The first front in the desire of political parties to become institutions of the state was the introduction of “Short Money” in the mid 1970s. This seemed a jolly idea – let’s help the opposition work better by giving it, as a political institution, some public money for that purpose. And it is not an insignificant sum of money – in 2009/10 in amounted to nearly £7m. But it acted to show the parties that they could turn to the state to solve their financial woes rather than rasie money the hard way.

And many – building on the creation of a protected legal status for political parties – now argue for direct state funding for political parties. Most notably Sir Hayden Phillips in his 2007 report that followed the “cash for honours” scandal:

In a complex formula to give state aid to parties, which would give a major boost to smaller parties from the Greens to the BNP, the report suggests that funding should be linked to general election votes in order to establish that fringe or new parties have a "base of support in the community". 

It recommends that eligible parties should receive 50p each year for every vote cast for them in the most recent general election and 25p for every vote in the most recent ballots for the Scottish parliament, Welsh assembly and European parliament. 

In addition, Sir Hayden suggests an internet-based system for parties to attract subscribing "supporters", who would pay £5 which would be matched by the same amount from public funds - up to a cap of £5m. 

In return for such public funding - which would replace the small policy grants currently available to parties - political parties would have to produce an annual report showing how the money had been spent. 

Such a system – however much the ‘great and good’ may like it – would represent the death of politics and create parties as clients of state bureaucrats rather than as private, campaigning organisations. Yet that seems the only solution – there isn’t a look across to successful membership organisations asking how they achieve that success.

And it is pretty simple really:

  1.  A strong, consistent brand and public offer focused on consumer benefits as well as the wider mission of the organisation.
  2. A well-resourced, professional and dedicated marketing operation – not one using the gimmicks of PR but one founded in fundraising, direct marketing and sales
  3. Regular and high quality communication with the member, prospective member and supporter – containing offers, incentives and rewards as well as information about the mission and achievements of the organisation

This is why the RSPB, National Trust, Caravan Club and even Greenpeace and Friends of the Earth have succeeded while the political parties decline. It isn’t simply “social change” or other such mumbo-jumbo of an excuse but that political parties in the UK focus on servicing the needs of political elites rather than on developing a public offer giving reason for the ordinary person to join the party.

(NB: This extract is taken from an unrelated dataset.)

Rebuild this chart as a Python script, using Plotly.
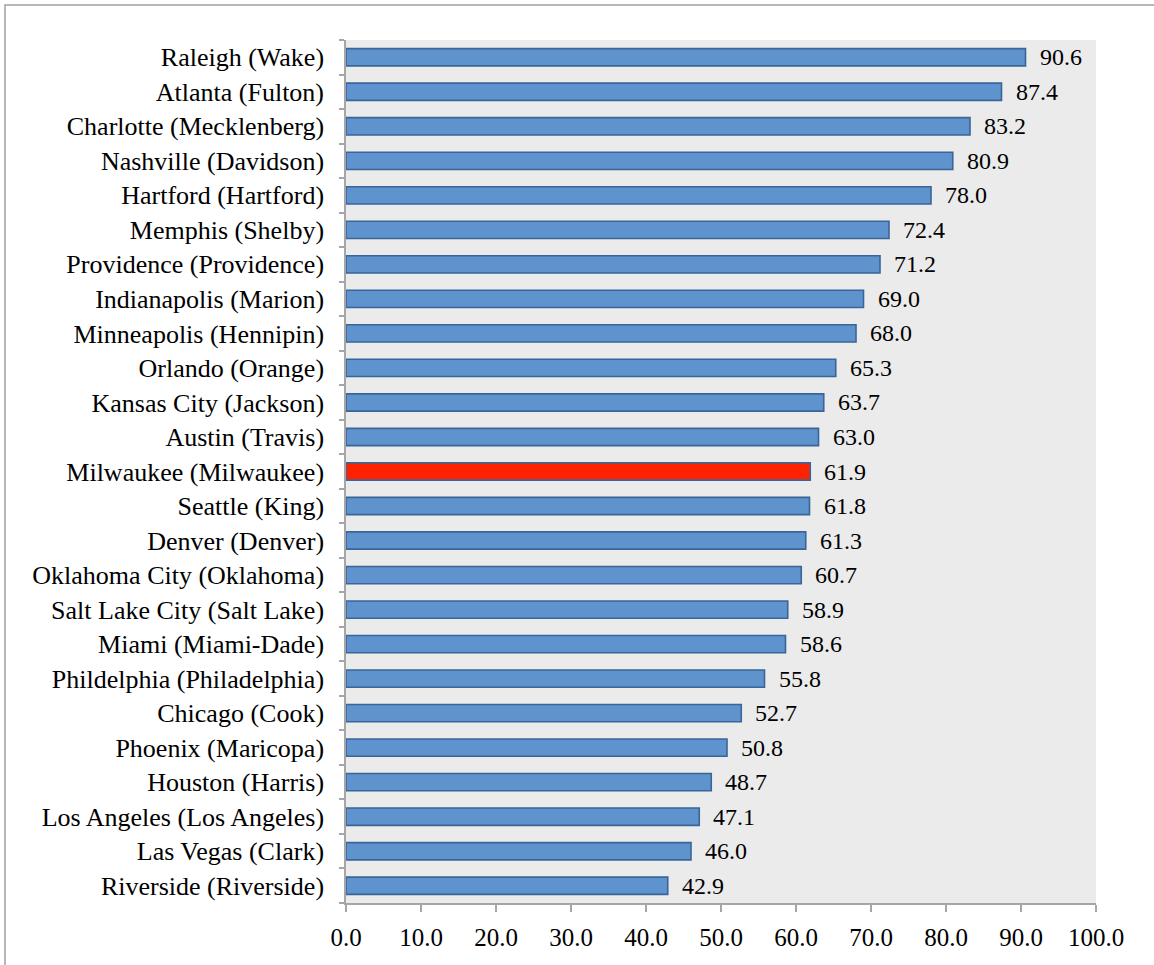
import plotly.graph_objects as go

categories = [
    "Raleigh (Wake)", "Atlanta (Fulton)", "Charlotte (Mecklenberg)", "Nashville (Davidson)",
    "Hartford (Hartford)", "Memphis (Shelby)", "Providence (Providence)", "Indianapolis (Marion)",
    "Minneapolis (Hennipin)", "Orlando (Orange)", "Kansas City (Jackson)", "Austin (Travis)",
    "Milwaukee (Milwaukee)", "Seattle (King)", "Denver (Denver)", "Oklahoma City (Oklahoma)",
    "Salt Lake City (Salt Lake)", "Miami (Miami-Dade)", "Phildelphia (Philadelphia)",
    "Chicago (Cook)", "Phoenix (Maricopa)", "Houston (Harris)", "Los Angeles (Los Angeles)",
    "Las Vegas (Clark)", "Riverside (Riverside)",
]
values = [90.6, 87.4, 83.2, 80.9, 78.0, 72.4, 71.2, 69.0, 68.0, 65.3, 63.7, 63.0,
          61.9, 61.8, 61.3, 60.7, 58.9, 58.6, 55.8, 52.7, 50.8, 48.7, 47.1, 46.0, 42.9]
highlight = "Milwaukee (Milwaukee)"
x_ticks = [0, 10, 20, 30, 40, 50, 60, 70, 80, 90, 100]

BLUE = "#5E93CD"
RED = "#FF2200"
EDGE = "#3A6598"
FONT = "Liberation Serif"

colors = [RED if c == highlight else BLUE for c in categories]

fig = go.Figure()
fig.add_trace(go.Bar(
    y=categories, x=values, orientation="h",
    marker=dict(color=colors, line=dict(color=EDGE, width=1.6)),
    width=0.5, hoverinfo="x+y",
))

for c, v in zip(categories, values):
    fig.add_annotation(x=v, y=c, text=f"{v:.1f}", showarrow=False,
                       xanchor="left", yanchor="middle", xshift=12,
                       font=dict(family=FONT, size=24, color="#000000"))

L, R, T, B = 346, 58, 40, 62
W, H = 1154, 965
pw, ph = W - L - R, H - T - B

fig.update_layout(
    width=W, height=H,
    margin=dict(l=L, r=R, t=T, b=B, pad=0),
    paper_bgcolor="#FFFFFF", plot_bgcolor="#EBEBEB",
    showlegend=False,
    font=dict(family=FONT, size=25, color="#000000"),
    xaxis=dict(range=[0, 100], tickvals=x_ticks,
               ticktext=[f"{t:.1f}" for t in x_ticks],
               showgrid=False, zeroline=False, showline=True,
               linecolor="#A6A6A6", linewidth=1.5,
               ticks="outside", ticklen=7, tickcolor="#A6A6A6", tickwidth=1.5,
               ticklabelstandoff=4,
               tickfont=dict(family=FONT, size=25, color="#000000")),
    yaxis=dict(categoryorder="array", categoryarray=categories[::-1],
               autorange=False, range=[-0.5, len(categories) - 0.5],
               showgrid=False, zeroline=False, showline=True,
               linecolor="#A6A6A6", linewidth=1.5,
               ticks="outside", ticklen=5, tickcolor="#A6A6A6", tickwidth=1.5,
               tickson="boundaries", ticklabelstandoff=15,
               tickfont=dict(family=FONT, size=26, color="#000000")),
    shapes=[dict(type="rect", xref="paper", yref="paper",
                 x0=(5 - L) / pw, x1=(W + 10 - L) / pw,
                 y0=-(H + 10 - (H - B)) / ph, y1=(H - B - 5) / ph,
                 line=dict(color="#A0A0A0", width=1.5), fillcolor="rgba(0,0,0,0)",
                 layer="below")],
)

fig.write_html("out.html", config={"displayModeBar": False},
               post_script="document.body.style.margin='0';document.body.style.overflow='hidden';")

Nothing will change – the parties will carry on declining, continue to disengage with the public and eventually will take more of the state’s money. At no point will these parties turn to us marketers and ask: “how can we build a membership as big as the RSPBs?”

And that’s a question we can answer.



Curmudgeon said...

I think another reason for it is that parties no longer represent a clear set of principles or interests in the way they once did. It is more a case of a detached managerial group at the head of the party trying to sell the voters Brand X as opposed to Brand Y.

SadButMadLad said...

This joining a group to get benefits such as an immediate social grouping is why a lot of Americans are Christians - not really because they are but because that is the major way they get together as families. The church organises all the "dances, parties, and sherry mornings".